**What to produce**
Exactly and only the lines from the one containing "Rebuild this chart" through the one containing "const Y_TICKS = [0, 100, 200, 300, 400, 500];" belong in your copy. Pictures do not.

**Entries shown**
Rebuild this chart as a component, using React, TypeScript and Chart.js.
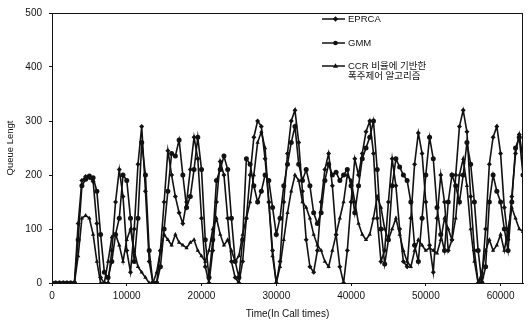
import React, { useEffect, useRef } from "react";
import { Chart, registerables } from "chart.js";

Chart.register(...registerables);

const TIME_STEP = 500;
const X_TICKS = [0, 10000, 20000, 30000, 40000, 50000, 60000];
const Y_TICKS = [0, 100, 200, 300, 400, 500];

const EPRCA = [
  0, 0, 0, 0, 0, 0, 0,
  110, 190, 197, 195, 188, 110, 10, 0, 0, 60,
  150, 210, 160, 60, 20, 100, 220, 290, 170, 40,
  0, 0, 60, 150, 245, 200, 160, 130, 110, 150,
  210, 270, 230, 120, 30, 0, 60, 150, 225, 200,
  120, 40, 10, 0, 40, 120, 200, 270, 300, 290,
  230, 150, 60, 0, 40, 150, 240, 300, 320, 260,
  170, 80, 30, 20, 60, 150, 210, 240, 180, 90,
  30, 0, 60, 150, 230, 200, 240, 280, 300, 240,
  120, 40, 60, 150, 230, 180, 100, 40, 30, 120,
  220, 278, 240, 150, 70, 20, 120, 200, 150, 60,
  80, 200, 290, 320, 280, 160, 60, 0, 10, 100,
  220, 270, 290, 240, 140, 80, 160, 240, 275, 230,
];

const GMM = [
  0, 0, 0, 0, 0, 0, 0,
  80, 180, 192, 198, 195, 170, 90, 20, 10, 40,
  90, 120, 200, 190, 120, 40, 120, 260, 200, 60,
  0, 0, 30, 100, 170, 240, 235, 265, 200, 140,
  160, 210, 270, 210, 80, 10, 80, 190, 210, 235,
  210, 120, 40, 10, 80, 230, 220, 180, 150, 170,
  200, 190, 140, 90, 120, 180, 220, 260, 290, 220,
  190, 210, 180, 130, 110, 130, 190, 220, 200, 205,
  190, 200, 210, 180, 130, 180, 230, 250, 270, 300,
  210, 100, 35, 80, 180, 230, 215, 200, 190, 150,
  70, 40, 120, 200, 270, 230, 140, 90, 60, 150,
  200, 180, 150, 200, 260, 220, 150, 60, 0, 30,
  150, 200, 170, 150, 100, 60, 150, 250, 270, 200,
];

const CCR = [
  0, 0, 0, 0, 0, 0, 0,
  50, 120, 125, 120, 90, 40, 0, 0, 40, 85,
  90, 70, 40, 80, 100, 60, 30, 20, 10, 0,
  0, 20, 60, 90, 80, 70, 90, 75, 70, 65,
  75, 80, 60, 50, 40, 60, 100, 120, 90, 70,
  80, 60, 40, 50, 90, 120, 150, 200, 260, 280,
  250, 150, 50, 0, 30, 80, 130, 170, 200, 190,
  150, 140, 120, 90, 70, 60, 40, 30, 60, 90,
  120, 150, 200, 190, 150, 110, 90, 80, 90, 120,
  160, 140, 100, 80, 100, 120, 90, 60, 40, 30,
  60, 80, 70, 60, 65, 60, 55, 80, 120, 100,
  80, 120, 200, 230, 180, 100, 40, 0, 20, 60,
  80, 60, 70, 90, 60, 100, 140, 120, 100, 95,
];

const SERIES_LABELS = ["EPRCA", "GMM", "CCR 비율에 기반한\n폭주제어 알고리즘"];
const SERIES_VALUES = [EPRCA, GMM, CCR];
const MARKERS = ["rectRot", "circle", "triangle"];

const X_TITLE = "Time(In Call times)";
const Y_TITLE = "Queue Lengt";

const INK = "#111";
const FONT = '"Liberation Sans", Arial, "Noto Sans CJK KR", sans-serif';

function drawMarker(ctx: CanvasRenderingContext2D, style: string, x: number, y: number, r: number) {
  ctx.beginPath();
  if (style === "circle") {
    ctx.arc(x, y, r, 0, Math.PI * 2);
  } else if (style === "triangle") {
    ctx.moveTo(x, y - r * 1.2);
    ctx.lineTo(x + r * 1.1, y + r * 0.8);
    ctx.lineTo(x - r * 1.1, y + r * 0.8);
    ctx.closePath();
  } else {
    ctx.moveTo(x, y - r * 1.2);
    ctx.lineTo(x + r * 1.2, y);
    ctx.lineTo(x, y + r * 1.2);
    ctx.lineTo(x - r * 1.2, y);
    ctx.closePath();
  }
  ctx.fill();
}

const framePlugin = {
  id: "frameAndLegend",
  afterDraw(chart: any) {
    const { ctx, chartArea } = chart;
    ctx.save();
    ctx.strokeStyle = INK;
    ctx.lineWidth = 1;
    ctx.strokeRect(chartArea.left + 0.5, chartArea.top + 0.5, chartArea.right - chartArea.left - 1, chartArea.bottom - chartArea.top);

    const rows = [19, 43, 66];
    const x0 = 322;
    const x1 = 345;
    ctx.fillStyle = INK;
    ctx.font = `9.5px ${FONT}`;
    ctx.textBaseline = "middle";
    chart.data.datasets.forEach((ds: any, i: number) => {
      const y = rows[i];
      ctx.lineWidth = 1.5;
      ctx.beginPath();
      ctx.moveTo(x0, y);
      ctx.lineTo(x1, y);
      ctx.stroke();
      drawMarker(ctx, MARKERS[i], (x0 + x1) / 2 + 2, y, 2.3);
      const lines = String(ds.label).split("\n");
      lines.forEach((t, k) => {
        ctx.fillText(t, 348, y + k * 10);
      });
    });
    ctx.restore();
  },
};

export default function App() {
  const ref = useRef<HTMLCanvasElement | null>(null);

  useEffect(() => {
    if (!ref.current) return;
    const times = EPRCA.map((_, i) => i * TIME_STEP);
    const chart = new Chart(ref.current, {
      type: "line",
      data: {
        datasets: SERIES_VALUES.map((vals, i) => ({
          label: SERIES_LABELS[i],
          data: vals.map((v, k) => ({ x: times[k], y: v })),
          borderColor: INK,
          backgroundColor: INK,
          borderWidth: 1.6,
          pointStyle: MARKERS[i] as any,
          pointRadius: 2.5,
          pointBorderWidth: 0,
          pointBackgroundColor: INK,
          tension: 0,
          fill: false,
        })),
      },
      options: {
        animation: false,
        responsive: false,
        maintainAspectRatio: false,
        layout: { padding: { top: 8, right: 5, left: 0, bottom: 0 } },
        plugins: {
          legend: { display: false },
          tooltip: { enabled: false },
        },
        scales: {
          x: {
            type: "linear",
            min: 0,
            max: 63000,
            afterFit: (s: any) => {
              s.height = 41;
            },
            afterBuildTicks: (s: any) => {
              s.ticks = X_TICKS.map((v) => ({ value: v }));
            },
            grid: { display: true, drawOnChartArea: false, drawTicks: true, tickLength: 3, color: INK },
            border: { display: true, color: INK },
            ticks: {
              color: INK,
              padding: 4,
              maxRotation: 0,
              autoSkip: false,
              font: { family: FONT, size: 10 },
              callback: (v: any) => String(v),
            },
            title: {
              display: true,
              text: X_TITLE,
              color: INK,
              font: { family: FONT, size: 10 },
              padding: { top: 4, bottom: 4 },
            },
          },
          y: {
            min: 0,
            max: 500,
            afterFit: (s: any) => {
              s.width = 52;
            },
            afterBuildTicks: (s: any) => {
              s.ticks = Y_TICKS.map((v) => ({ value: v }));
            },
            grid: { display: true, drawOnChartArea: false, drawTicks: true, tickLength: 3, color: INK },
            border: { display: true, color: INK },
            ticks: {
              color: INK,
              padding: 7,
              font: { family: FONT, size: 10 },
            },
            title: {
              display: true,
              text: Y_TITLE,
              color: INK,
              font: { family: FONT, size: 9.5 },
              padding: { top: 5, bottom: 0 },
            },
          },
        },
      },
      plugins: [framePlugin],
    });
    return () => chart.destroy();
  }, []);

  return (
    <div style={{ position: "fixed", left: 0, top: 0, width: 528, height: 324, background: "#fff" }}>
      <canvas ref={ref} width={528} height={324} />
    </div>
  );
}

--

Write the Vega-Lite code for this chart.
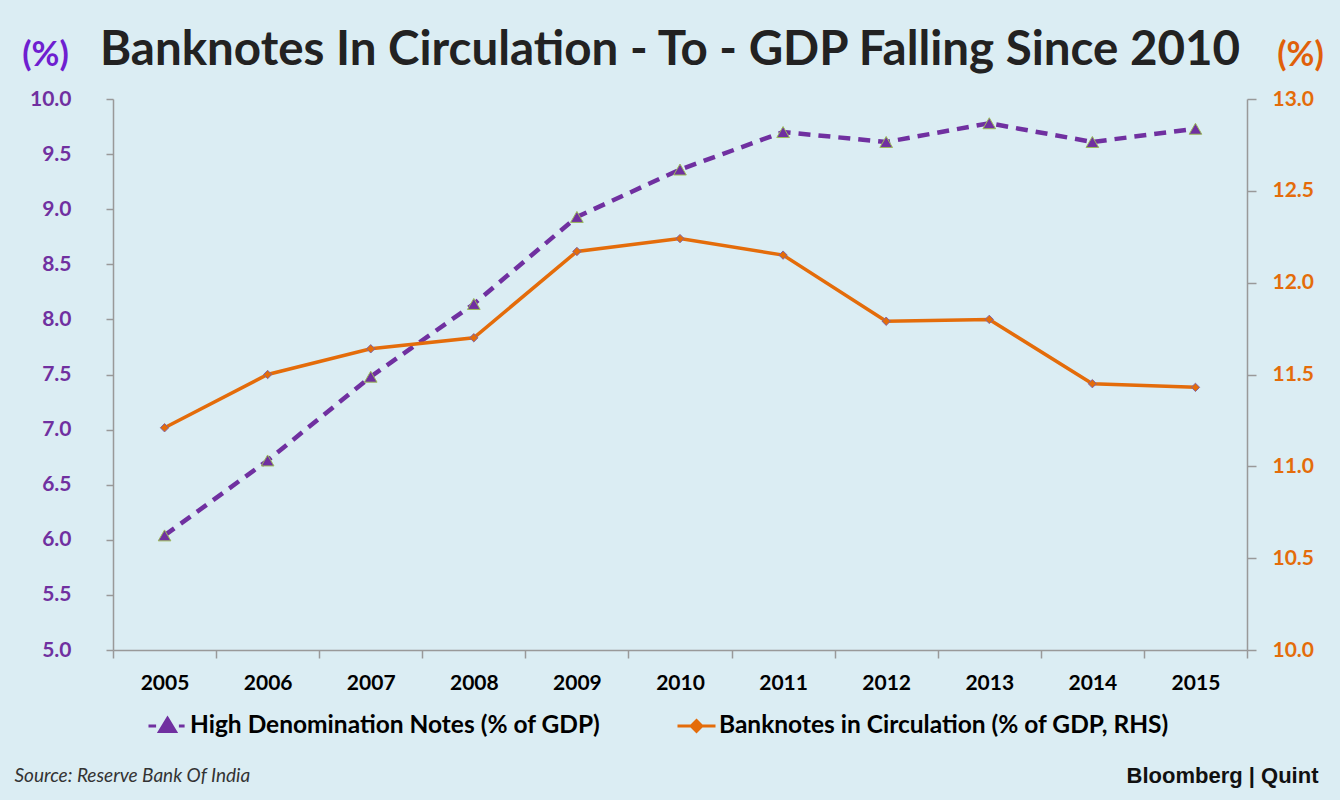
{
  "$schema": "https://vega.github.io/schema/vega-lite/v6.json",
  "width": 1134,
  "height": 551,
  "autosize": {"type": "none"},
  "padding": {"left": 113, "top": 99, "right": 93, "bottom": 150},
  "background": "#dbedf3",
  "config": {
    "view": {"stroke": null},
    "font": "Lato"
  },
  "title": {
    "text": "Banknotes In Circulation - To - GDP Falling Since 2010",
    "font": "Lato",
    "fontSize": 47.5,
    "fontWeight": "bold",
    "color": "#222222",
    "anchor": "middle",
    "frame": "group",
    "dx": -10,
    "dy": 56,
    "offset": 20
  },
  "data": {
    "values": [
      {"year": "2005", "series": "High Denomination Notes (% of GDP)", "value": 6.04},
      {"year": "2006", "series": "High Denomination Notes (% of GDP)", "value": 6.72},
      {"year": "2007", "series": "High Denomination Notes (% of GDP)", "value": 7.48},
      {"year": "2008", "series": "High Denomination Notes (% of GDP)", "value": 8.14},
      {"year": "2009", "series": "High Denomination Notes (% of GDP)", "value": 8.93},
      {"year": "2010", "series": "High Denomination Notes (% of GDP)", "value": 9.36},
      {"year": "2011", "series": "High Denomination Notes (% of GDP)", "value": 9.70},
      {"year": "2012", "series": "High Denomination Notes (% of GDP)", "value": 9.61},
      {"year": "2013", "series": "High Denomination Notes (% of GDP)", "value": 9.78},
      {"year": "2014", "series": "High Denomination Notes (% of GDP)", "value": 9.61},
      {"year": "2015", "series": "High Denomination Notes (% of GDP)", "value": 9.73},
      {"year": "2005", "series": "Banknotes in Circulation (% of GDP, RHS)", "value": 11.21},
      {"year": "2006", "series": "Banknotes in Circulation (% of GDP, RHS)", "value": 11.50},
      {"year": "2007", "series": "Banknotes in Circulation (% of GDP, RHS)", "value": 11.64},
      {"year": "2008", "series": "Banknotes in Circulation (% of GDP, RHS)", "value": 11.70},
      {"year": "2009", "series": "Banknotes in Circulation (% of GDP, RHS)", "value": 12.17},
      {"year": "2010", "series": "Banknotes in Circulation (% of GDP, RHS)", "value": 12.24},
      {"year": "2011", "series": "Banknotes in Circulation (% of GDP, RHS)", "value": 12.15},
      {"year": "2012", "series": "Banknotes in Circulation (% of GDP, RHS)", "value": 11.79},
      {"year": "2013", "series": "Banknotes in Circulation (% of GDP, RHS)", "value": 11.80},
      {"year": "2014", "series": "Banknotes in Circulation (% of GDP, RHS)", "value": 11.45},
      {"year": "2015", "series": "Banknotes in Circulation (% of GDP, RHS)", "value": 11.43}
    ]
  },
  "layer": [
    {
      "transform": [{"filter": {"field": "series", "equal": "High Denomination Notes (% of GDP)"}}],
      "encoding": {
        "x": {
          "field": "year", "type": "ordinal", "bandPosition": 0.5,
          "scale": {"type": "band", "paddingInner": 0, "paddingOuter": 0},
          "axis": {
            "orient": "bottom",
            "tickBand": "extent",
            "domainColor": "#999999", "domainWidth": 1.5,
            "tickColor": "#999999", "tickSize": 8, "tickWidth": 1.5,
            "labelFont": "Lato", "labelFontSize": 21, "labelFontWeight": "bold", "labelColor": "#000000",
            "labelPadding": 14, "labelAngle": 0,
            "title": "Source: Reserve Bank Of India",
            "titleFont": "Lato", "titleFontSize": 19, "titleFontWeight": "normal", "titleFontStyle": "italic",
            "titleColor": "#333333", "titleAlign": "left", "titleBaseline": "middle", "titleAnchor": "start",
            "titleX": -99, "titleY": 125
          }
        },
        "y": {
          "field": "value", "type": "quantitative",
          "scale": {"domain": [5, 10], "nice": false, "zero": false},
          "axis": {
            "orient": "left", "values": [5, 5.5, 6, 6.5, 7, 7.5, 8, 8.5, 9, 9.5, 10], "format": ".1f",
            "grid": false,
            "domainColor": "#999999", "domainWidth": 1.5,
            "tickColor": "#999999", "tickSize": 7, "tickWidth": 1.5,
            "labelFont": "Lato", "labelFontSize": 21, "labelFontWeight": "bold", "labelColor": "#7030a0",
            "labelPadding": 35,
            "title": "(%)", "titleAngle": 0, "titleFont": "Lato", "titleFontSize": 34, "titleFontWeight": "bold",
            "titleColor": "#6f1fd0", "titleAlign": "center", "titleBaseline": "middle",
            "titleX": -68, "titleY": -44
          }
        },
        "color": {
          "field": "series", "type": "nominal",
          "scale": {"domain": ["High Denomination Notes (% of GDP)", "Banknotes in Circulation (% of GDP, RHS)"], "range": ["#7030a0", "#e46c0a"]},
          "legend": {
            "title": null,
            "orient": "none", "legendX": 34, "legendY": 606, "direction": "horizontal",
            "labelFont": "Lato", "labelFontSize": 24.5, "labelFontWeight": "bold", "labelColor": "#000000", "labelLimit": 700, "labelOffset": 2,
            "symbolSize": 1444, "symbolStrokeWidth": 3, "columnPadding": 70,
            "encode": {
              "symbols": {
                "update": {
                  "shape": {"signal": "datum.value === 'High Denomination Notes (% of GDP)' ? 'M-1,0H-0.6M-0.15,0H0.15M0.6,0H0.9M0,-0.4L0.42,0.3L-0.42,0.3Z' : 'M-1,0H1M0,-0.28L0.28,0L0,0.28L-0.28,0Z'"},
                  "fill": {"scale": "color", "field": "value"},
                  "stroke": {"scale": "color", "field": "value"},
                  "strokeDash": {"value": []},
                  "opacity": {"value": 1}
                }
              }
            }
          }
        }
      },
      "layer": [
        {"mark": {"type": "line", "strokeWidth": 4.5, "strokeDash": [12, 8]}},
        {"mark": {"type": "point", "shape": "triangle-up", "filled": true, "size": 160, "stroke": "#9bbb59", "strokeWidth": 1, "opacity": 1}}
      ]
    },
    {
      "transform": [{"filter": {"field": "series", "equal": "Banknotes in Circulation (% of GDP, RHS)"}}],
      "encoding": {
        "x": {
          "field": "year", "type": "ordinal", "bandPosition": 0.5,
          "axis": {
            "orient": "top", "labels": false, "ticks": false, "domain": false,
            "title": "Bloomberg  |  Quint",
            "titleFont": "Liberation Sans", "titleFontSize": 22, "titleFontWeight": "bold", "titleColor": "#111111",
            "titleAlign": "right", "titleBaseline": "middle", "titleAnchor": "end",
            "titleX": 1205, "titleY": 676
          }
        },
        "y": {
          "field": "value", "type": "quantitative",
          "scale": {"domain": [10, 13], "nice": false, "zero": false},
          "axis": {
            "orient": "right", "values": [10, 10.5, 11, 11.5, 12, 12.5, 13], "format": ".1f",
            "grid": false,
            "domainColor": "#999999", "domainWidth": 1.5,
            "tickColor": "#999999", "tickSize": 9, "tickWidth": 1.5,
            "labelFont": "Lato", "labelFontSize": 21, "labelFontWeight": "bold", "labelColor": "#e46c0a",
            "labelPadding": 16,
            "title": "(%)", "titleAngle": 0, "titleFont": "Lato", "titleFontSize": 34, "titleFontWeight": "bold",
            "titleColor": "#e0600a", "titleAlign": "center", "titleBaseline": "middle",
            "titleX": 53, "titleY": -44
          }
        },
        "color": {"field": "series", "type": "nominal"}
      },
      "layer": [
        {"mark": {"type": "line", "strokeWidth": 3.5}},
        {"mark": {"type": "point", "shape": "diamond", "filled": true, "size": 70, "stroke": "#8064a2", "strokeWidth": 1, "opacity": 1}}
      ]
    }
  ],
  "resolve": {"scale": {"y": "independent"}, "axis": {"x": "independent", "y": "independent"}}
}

**Worked answer**
Rebuild this chart as a component, using React, TypeScript and Chart.js.
import React, { useEffect, useRef } from "react";
import { Chart, registerables } from "chart.js";

Chart.register(...registerables);

const TIME_STEP = 500;
const X_TICKS = [0, 10000, 20000, 30000, 40000, 50000, 60000];
const Y_TICKS = [0, 100, 200, 300, 400, 500];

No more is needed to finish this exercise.